Jim Galloway on the History of the TD Jazz Festival, the Inside Track Interview Series, and Who To Watch in 2012

I had the fortune of checking in with former artistic director Jim Galloway for anecdotes about his time with the festival (1986 – 2008) and the scoop on the performers he is interviewing for the Ken Page Memorial Trust Inside Track series this year.

Q: What is the strangest thing that has happened to you while working on the festival?
A: One act came into town… we were driving along Queen St… and his road manager says, ‘Stop the car, I have to say hi to this beautiful woman.’ He jumped out and we never saw him again, not even at the actual show, so I’m assuming he made out O.K. with her.

Q: What are some of the best bookings you’ve made?
A: Oh, there are so many… One of the most satisfying things in the early years was that we had the funding to present Johnny Griffin for free at City Hall, and Charles Lloyd another time. Musically they were great, but just the fact that the shows were open and free was amazing.

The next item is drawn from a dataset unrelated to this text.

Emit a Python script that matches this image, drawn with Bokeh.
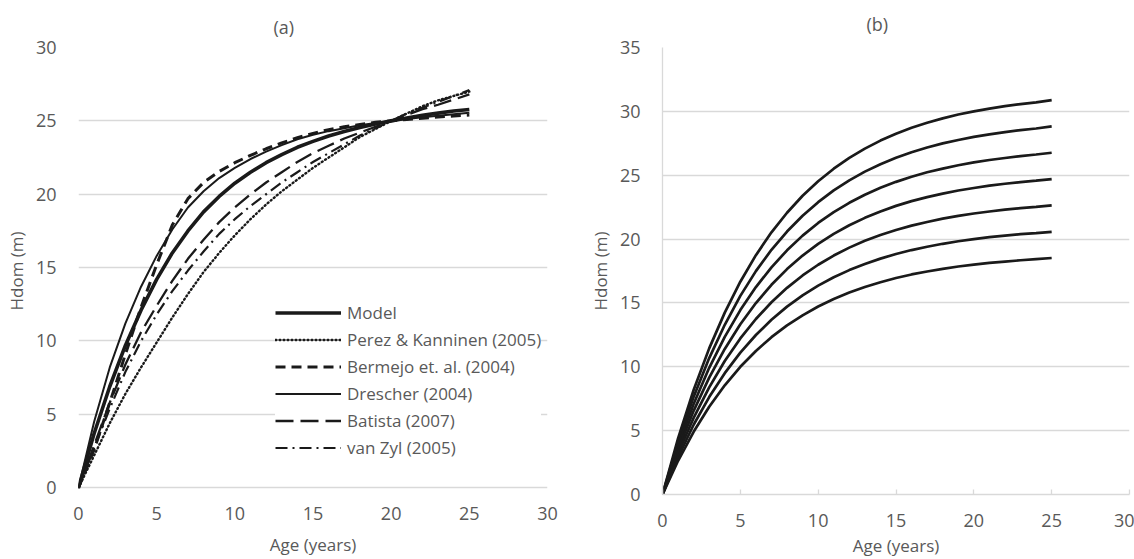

Q: Let’s talk about the interviews you’re doing for the Inside Track this year. How do you get something new and interesting out of somebody like Bill Frisell, who has been interviewed hundreds of times?
A: I think it helps that I’m a musician interviewing them, so I might think of some things that the average person might not. Houston Person and I have been friends for a long time. We worked together recently in Texas, so that’ll be easy… Roberta Gambarini is… a real musician. She knows the music. And a great singer. I’ve known her for a long time. William Carn has subbed into my big band. John Medeski I don’t really know, but we’ll find common ground somewhere.

Q: Are there any other bookings that stick out in your mind?
A: Sun-Ra. Oooo. The rehearsal in the afternoon was a disaster. I was there with [a friend], and I looked at him and said, "I think we need a drink." At night, it came together. They always had robes and all this stuff on… I looked at this guy playing a tambourine or shaker, and I thought, isn’t that the bus driver? [laughs]

Q: What were some of the challenges you faced with founding the festival?
A: We had surprisingly few screw-ups… There had been a previous musical event in Toronto that folded and left a trail of debt… For the first couple of years, we didn’t have the right reputation. I had to convince people to come. Now they want to come.

Q: You’ve been on the scene in Toronto over an extended period of time. How would you say it’s changed?
A: It’s gone steadily downhill. And if you consider the number of world class guys that used to come to The Colonial, The Town Tavern. You didn’t even bother having to see who was in that week, you knew it was a good jazzer. Some nights you would hop from one to the other. Ben Webster, I went every night. Are you kidding? And now it seems… we’ve largely lost the young audience.

Q: Do you think the festival can play a role in restoring the scene?
A: I don’t think you can bring the scene back. All the major festivals across Canada have had to broaden their base and include acts that 20 years ago you never would have considered for a jazz festival. That’s the making of the business. It’s been a necessity. When the festival started we didn’t have that kind of pressure to sell tickets. It’s there now. I think the day will come when we have to drop the word jazz. Just music festival. It’s not possible to sell pure jazz for 10 days and make a profit. That’s the sad thing.

Q: Are there any younger guys on the jazz scene that you think are worth keeping an eye on?
A: I’d put Roy Hargrove in that category. The festival used to have really good after hours jam sessions… You couldn’t get him off the bandstand. Now there’s a real jazz player. And he knows the tradition. And if you’ve ever heard him sing a ballad, it would grab you right there [heart]. He’s got a knowledge that, to my mind, you’ve got to have. He’s a fiend. He’s always got a horn with him and you know he’s gonna play. He can’t help it. Also, pianist Rosano Sportiello. He blows me away every time.

Q: What’s one show that you are really excited about this year?
A: Roy Hargrove and Roberta Gambarini. That’s a good bill.

Q: Your fondest memory from the festival?
A: I have so many nice memories. I had L’Orchestre Nationale de Jazz over from France and I remember enjoying the band and being stretched out on the grass listening to Gil Evans. Those types of things stay with you.

The Inside Track, sponsored by the Ken Page Memorial Trust, is taking place at 12:30PM every day from June 23rd to July 1st at Nathan Phillips Square.